When a worker must enter a confined space with potential hazards, a confined space work permit is required. There are two categories of hazards associated with permit-required confined spaces, physical and atmospheric.
Physical hazards pose direct, immediate danger to the inside or outside of the worker’s body. Common physical hazards include falls, materials falling into the space, configuration of the space, electrocution, engulfment, and stored materials.
Atmospheric hazards affect air quality and present immediate health hazards. Acceptable atmospheric conditions must be verified before entry, and must be monitored continuously while the space is occupied.
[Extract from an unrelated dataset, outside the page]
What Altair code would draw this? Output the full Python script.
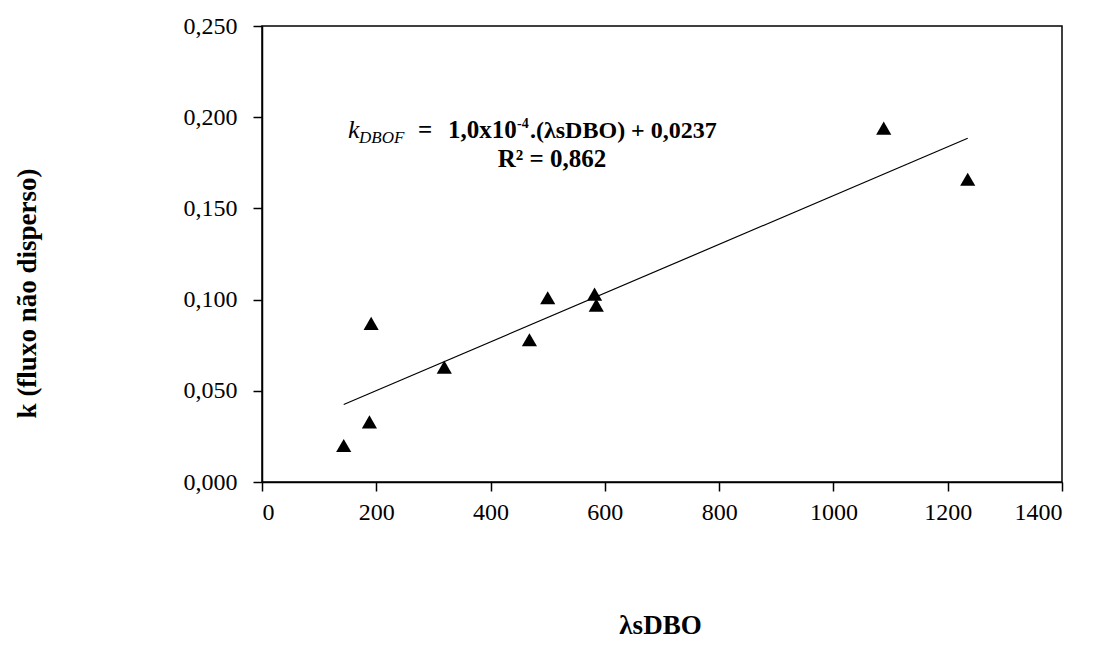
import altair as alt
import pandas as pd

# Data
lambda_sdbo = [143, 188, 191, 319, 468, 500, 582, 585, 1088, 1235]
k_values = [0.020, 0.033, 0.087, 0.063, 0.078, 0.101, 0.103, 0.097, 0.194, 0.166]
x_ticks = [0, 200, 400, 600, 800, 1000, 1200, 1400]
y_ticks = [0.0, 0.05, 0.10, 0.15, 0.20, 0.25]

df = pd.DataFrame({"x": lambda_sdbo, "y": k_values})

FONT = "Liberation Serif"

x_enc = alt.X(
    "x:Q",
    scale=alt.Scale(domain=[0, 1400], nice=False, zero=False),
    axis=alt.Axis(
        values=x_ticks, format="d", title="λsDBO",
        titleX=398, titleY=143, titleAlign="center", titleBaseline="middle",
        titleFontSize=27, titleFont=FONT, titleFontWeight="bold", titleColor="black",
        labelFont=FONT, labelFontSize=24, labelColor="black", labelPadding=9,
        tickSize=9, tickColor="black", tickWidth=1.5,
        domainColor="black", domainWidth=1.5, grid=False,
    ),
)
y_enc = alt.Y(
    "y:Q",
    scale=alt.Scale(domain=[0, 0.25], nice=False, zero=False),
    axis=alt.Axis(
        values=y_ticks, title="k (fluxo não disperso)",
        labelExpr="replace(format(datum.value, '.3f'), '.', ',')",
        titleX=-235, titleY=267, titleAlign="center", titleBaseline="middle", titleAngle=-90,
        titleFontSize=27, titleFont=FONT, titleFontWeight="bold", titleColor="black",
        labelFont=FONT, labelFontSize=24, labelColor="black", labelPadding=16,
        tickSize=9, tickColor="black", tickWidth=1.5,
        domainColor="black", domainWidth=1.5, grid=False,
    ),
)

base = alt.Chart(df)

points = base.mark_point(shape="triangle-up", filled=True, color="black", opacity=1, size=230).encode(
    x=x_enc, y=y_enc
)

line = base.transform_regression("x", "y").mark_line(color="black", strokeWidth=1.2).encode(
    x="x:Q", y="y:Q"
)

ann_df = pd.DataFrame({"t": [""]})


def label(text, px, py, size, weight="bold", style="normal", align="left"):
    return alt.Chart(ann_df).mark_text(
        text=text, font=FONT, fontSize=size, fontWeight=weight, fontStyle=style,
        align=align, baseline="alphabetic", color="black",
    ).encode(x=alt.value(px), y=alt.value(py))


annotations = [
    label("k", 86, 112, 26, weight="normal", style="italic"),
    label("DBOF", 97, 117, 17, weight="normal", style="italic"),
    label("=", 156, 112, 25),
    label("1,0x10", 186, 112, 25),
    label("-4", 255, 102, 14),
    label(".(λsDBO) + 0,0237", 268, 112, 24),
    label("R² = 0,862", 290, 141, 25, align="center"),
]

chart = alt.layer(line, points, *annotations).properties(
    width=800,
    height=456,
    autosize=alt.AutoSizeParams(type="none"),
    padding={"left": 262, "top": 26, "right": 34, "bottom": 164},
    background="white",
).configure_view(stroke="black", strokeWidth=1.5).configure_text(font=FONT)

chart.save("out.html", embed_options={"renderer": "svg", "actions": False})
The three conditions that must be monitored are oxygen concentration, flammable or combustible material, and the presence of toxic gases.
Safe oxygen concentration is between 19.5% and 23.5% of the total atmosphere, and entry is not allowed until the concentration of a confined space is within these levels. Oxygen deficiency occurs when the oxygen level is less that 19.5%. Exceeding 23.5% oxygen is also dangerous because it increases risk of fire.
Atmospheres must be tested for the presence of flammable or combustible materials. The lowest concentration of a material that will sustain a flame is known as the Lower Explosive Limit, or LEL. Work cannot begin, or must be stopped, if the concentration of a material reaches or exceeds 10% of the LEL.
To protect workers against exposure to airborne hazards, contaminants have permissible exposure limits, or PELs. The PEL is the mandatory limit on the amount or concentration of a particular material in the air, and is measured in parts per million, PPM. Some gases that are commonly monitored in the offshore and maritime industries are hydrogen sulfide and carbon monoxide.